Qaqortoq, formerly Julianehåb, is a town in the Kujalleq municipality in southern Greenland, located near Cape Thorvaldsen. With a population of 3,229 in 2013, it is the most populous town in southern Greenland and the fourth-largest town on the island.
The area around Qaqortoq has been inhabited since prehistoric times. Beginning with the Saqqaq culture roughly 4,300 years ago, the area has had a continuous human presence.
As is true of all populated places in Greenland, Qaqortoq is not connected to any other place via roads. Fairly well trodden hiking trails lead north and west from the town, but for any motorized transportation terrain vehicles are needed. During winter, snowmobiles become the transport of choice.
Qaqortoq is a port of call for the Arctic Umiaq ferry. The port authority for Qaqortoq is Royal Arctic Line, located in Nuuk. With a channel depth of 50 feet (15 m), the port can accommodate vessels up to 500 feet (150 m) in length. The port offers pilotage upon request, but no tugging.
Qaqortoq is a seaport and trading station. Fish and shrimp processing, tanning, fur production, and ship maintenance and repair are important activities, but the economy is based primarily on educational and administrative services. The primary industries in the town are fishing, service, and administration.

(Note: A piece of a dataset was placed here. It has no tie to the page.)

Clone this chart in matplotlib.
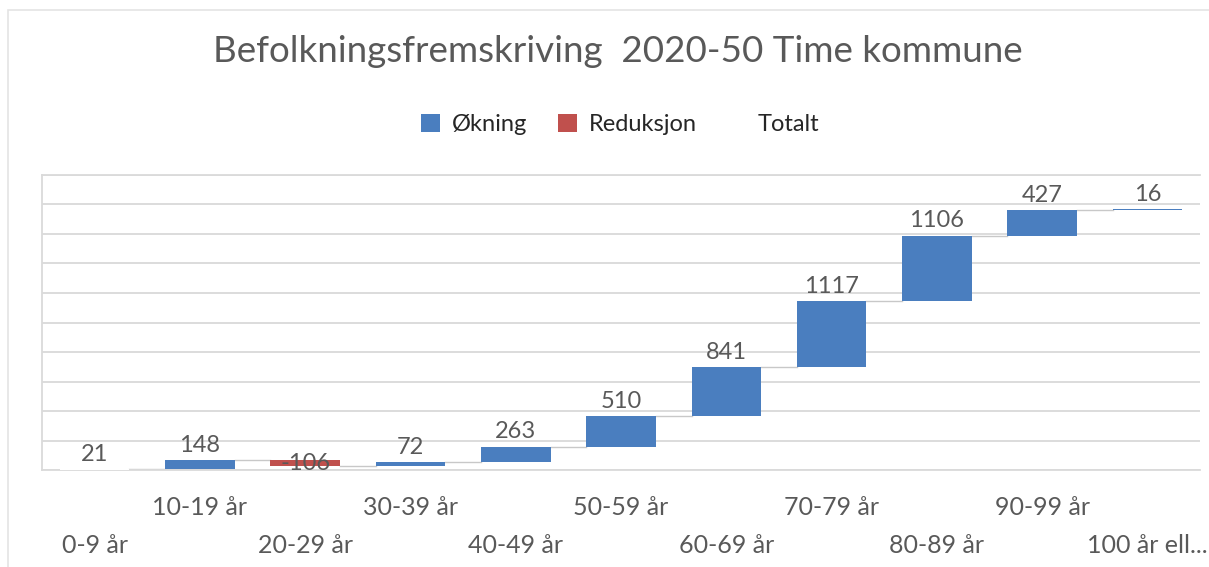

The native subsistence economy was long preserved by the former monopoly Royal Greenland Trading Department, which used the town as a source of saddle-back seal skins. The Great Greenland Furhouse is the only tannery in Greenland and the primary sealskin purchaser on the island; it remains one of the major employers in the town. Like the rest of Greenland, Qaqortoq is critically dependent upon investment from Denmark and relies heavily on Danish block funding. Of all exports produced in Qaqortoq, 70.1% are headed for the Danish market.
Qaqortoq has a maritime-influenced polar climate with cold, snowy winters and cool summers. The southern tip of Greenland does not experience permafrost. The cold waters of the Labrador Basin ensures that summer stay below the tree line in spite of it being below the 61st parallel. Winters are much milder than at much lower coastal parallels in continental North America due to the marine effect. Therefore, the seasonal variation in the climate is very small for a location so far north.